Vernichtende Bewertungen für „Star Wars“-Serie: Warum ich Folge 4 von „The Acolyte“ trotzdem kaum erwarten kann
In der neuen Disney+-Serie präsentiert sich „Star Wars“ als Krimi, mit einer Mordserie und dunklen Mächten im Hintergrund. Teile des Internets ätzen gegen „The Acolyte“, aber mit dem Inhalt hat das wenig zu tun.
Stand:
Seit der Übernahme durch Disney ist „Star Wars“ dem Vorwurf ausgesetzt, die neuen Filme seien wegen ihrer weiblichen und diversen Besetzung „zu woke“. Der Vorwurf kommt häufig aus einer Ecke der Fangemeinde, die „Star Wars“ als eines von vielen Schlachtfeldern für den Kulturkampf missbraucht, der eben längst auch die Popkultur erreicht hat.
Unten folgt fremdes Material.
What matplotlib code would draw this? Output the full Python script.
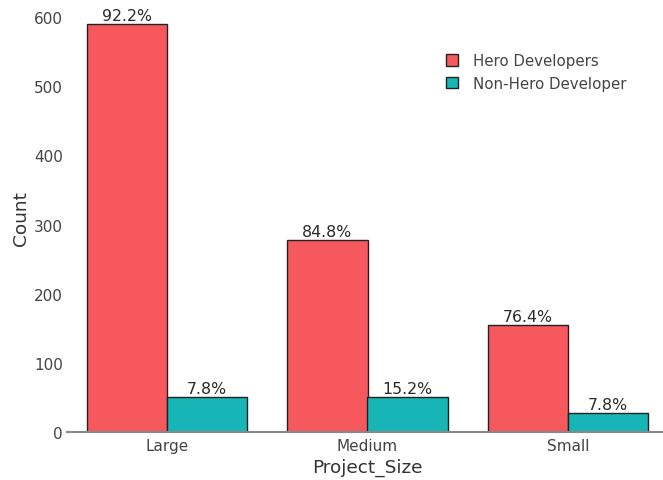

Auf Online-Filmdatenbanken wie „imdb“ bekommt nun die neue Serie „The Acolyte“ auffällig viele negative Bewertungen von Usern. Bereits der Trailer war auf harsche Ablehnung gestoßen, man spricht in diesem Fall von „Review Bombing“, dem gezielten „Bombardieren“ mit vernichtenden Kommentaren im Internet. Liest man sich die Meinungen durch, geht mindestens ein Teil der Ablehnung offensichtlich darauf zurück, dass die Serie eine diverse Besetzung hat. Mit dem tatsächlichen Inhalt hat diese Kritik also nichts zu tun.
„The Acolyte“ gehört zu den vielversprechenden „Star Wars“-Serien
„The Acolyte“ zeigt sich in den ersten drei Folgen als eine der „Star Wars“-Produktionen, die in der von Nostalgie geprägten Disney-Ära des Franchises den Wunsch nach etwas Neuem erfüllt. So wie es zuvor zum Beispiel auch die Serie „Andor“ tat, wo „Star Wars“ zum politischen Thriller wurde und das bekannte Gut-Böse-Schema moralischen Grautönen wich. Mit „The Acolyte“ wird „Star Wars“ nun erstmals zur Krimi-Serie und offenbar geht es dabei auch den Jedi an den Kragen.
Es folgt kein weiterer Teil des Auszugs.